▶ _Your objective_
Below is a listing to transcribe in full and exactly; keep the pictures out.

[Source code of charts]
----

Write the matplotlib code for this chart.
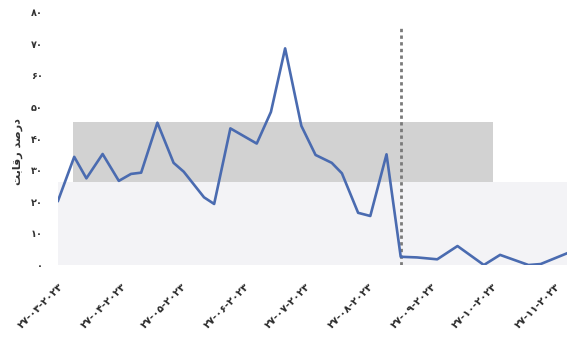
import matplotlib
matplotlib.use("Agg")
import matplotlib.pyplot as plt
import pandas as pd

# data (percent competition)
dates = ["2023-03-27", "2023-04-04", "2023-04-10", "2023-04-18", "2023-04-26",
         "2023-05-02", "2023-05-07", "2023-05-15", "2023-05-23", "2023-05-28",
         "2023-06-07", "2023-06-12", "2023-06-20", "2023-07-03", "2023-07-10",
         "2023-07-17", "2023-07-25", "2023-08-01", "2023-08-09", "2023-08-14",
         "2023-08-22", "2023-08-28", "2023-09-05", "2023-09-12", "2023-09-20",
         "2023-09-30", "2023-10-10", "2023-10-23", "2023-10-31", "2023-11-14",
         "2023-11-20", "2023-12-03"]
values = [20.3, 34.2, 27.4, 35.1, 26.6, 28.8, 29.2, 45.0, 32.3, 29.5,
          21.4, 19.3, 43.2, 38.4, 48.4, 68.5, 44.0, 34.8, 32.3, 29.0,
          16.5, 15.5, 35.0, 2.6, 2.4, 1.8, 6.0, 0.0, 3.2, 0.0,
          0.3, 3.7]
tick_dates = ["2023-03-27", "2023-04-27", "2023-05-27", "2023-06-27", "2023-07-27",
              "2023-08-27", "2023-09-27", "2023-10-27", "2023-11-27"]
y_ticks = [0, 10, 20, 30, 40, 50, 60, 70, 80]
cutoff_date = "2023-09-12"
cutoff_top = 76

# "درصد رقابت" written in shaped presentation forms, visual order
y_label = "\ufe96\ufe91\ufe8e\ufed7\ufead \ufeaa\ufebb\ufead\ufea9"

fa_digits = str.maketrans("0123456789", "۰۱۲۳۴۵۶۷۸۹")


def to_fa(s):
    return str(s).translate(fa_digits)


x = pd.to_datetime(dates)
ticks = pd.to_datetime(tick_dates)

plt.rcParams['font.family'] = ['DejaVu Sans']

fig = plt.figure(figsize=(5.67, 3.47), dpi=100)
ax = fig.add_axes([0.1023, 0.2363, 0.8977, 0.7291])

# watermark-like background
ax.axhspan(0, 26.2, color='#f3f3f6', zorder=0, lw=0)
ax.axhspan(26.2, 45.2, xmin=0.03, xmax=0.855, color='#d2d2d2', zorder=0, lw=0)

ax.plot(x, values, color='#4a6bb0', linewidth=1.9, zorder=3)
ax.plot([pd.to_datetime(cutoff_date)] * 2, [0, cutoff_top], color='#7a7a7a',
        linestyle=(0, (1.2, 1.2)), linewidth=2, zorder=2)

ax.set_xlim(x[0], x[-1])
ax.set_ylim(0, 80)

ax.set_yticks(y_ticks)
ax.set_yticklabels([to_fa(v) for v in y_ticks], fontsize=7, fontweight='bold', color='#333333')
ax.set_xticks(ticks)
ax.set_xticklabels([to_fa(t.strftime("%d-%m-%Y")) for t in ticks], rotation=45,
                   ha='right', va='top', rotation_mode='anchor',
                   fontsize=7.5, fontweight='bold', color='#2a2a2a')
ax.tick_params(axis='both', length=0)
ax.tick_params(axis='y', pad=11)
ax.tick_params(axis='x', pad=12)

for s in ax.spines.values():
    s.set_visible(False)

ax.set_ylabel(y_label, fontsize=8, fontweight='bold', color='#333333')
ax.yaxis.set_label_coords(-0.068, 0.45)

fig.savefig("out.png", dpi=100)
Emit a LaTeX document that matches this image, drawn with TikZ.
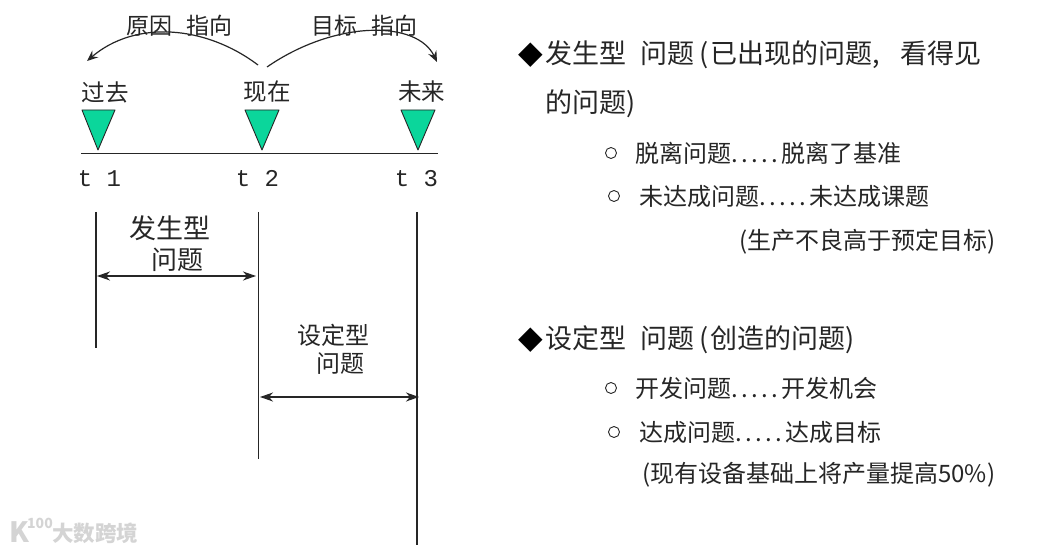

----

▶ _Task response_
Write the matplotlib code for this chart.
import matplotlib
matplotlib.use("Agg")
import matplotlib.pyplot as plt
import pandas as pd

# data (percent competition)
dates = ["2023-03-27", "2023-04-04", "2023-04-10", "2023-04-18", "2023-04-26",
         "2023-05-02", "2023-05-07", "2023-05-15", "2023-05-23", "2023-05-28",
         "2023-06-07", "2023-06-12", "2023-06-20", "2023-07-03", "2023-07-10",
         "2023-07-17", "2023-07-25", "2023-08-01", "2023-08-09", "2023-08-14",
         "2023-08-22", "2023-08-28", "2023-09-05", "2023-09-12", "2023-09-20",
         "2023-09-30", "2023-10-10", "2023-10-23", "2023-10-31", "2023-11-14",
         "2023-11-20", "2023-12-03"]
values = [20.3, 34.2, 27.4, 35.1, 26.6, 28.8, 29.2, 45.0, 32.3, 29.5,
          21.4, 19.3, 43.2, 38.4, 48.4, 68.5, 44.0, 34.8, 32.3, 29.0,
          16.5, 15.5, 35.0, 2.6, 2.4, 1.8, 6.0, 0.0, 3.2, 0.0,
          0.3, 3.7]
tick_dates = ["2023-03-27", "2023-04-27", "2023-05-27", "2023-06-27", "2023-07-27",
              "2023-08-27", "2023-09-27", "2023-10-27", "2023-11-27"]
y_ticks = [0, 10, 20, 30, 40, 50, 60, 70, 80]
cutoff_date = "2023-09-12"
cutoff_top = 76

# "درصد رقابت" written in shaped presentation forms, visual order
y_label = "\ufe96\ufe91\ufe8e\ufed7\ufead \ufeaa\ufebb\ufead\ufea9"

fa_digits = str.maketrans("0123456789", "۰۱۲۳۴۵۶۷۸۹")


def to_fa(s):
    return str(s).translate(fa_digits)


x = pd.to_datetime(dates)
ticks = pd.to_datetime(tick_dates)

plt.rcParams['font.family'] = ['DejaVu Sans']

fig = plt.figure(figsize=(5.67, 3.47), dpi=100)
ax = fig.add_axes([0.1023, 0.2363, 0.8977, 0.7291])

# watermark-like background
ax.axhspan(0, 26.2, color='#f3f3f6', zorder=0, lw=0)
ax.axhspan(26.2, 45.2, xmin=0.03, xmax=0.855, color='#d2d2d2', zorder=0, lw=0)

ax.plot(x, values, color='#4a6bb0', linewidth=1.9, zorder=3)
ax.plot([pd.to_datetime(cutoff_date)] * 2, [0, cutoff_top], color='#7a7a7a',
        linestyle=(0, (1.2, 1.2)), linewidth=2, zorder=2)

ax.set_xlim(x[0], x[-1])
ax.set_ylim(0, 80)

ax.set_yticks(y_ticks)
ax.set_yticklabels([to_fa(v) for v in y_ticks], fontsize=7, fontweight='bold', color='#333333')
ax.set_xticks(ticks)
ax.set_xticklabels([to_fa(t.strftime("%d-%m-%Y")) for t in ticks], rotation=45,
                   ha='right', va='top', rotation_mode='anchor',
                   fontsize=7.5, fontweight='bold', color='#2a2a2a')
ax.tick_params(axis='both', length=0)
ax.tick_params(axis='y', pad=11)
ax.tick_params(axis='x', pad=12)

for s in ax.spines.values():
    s.set_visible(False)

ax.set_ylabel(y_label, fontsize=8, fontweight='bold', color='#333333')
ax.yaxis.set_label_coords(-0.068, 0.45)

fig.savefig("out.png", dpi=100)
Emit a LaTeX document that matches this image, drawn with TikZ.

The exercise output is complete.